E Nasuada? Non è vulnerabile al suo influsso?
Nasuada è una donna saggia e accorta. Si è fatta circondare da un incantesimo di difesa evocato da Trianna per non soccombere al fascino di Blödhgarm.
Bene.
Quando arrivarono alle tende, la folla crebbe a tal punto da dare l'impressione che mezza popolazione Varden si fosse radunata intorno a Saphira. Eragon alzò la mano verso la folla che lo acclamava: «Argetlam!» e «Ammazzaspettri!», mentre altri gridavano: «Dove sei stato, Ammazzaspettri? Raccontaci le tue avventure!» Altri ancora lo chiamarono Sterminatore di Ra'zac, e l'appellativo gli piacque a tal punto che lo ripeté quattro volte sottovoce.

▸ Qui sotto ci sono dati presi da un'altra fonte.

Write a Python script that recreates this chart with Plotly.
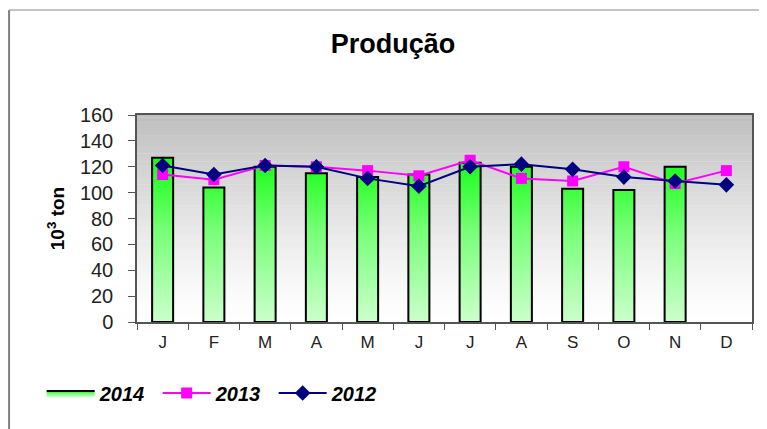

La gente invocava benedizioni sulla sua salute e quella di Saphira, lo invitava a cena, gli offriva oro e gioielli, e qualcuno gli fece particolari richieste di aiuto: guarire un figlio nato cieco, rimuovere un tumore che stava uccidendo una moglie, sanare la zampa rotta di un cavallo o addirittura riparare una spada piegata al grido di: «Era di mio nonno!» Due volte una voce di donna si levò dalla folla dicendo: «Ammazzaspettri, vuoi sposarmi?» Eragon si guardò intorno, ma non riuscì a capire chi aveva parlato.
In quel delirio, i dodici elfi restavano impassibili. Sapere che stavano guardando quello che lui non poteva vedere e ascoltando quello che lui non poteva sentire era un conforto, e gli consentiva di intrattenersi con i Varden ammassati con una tranquillità di cui in passato non aveva mai goduto.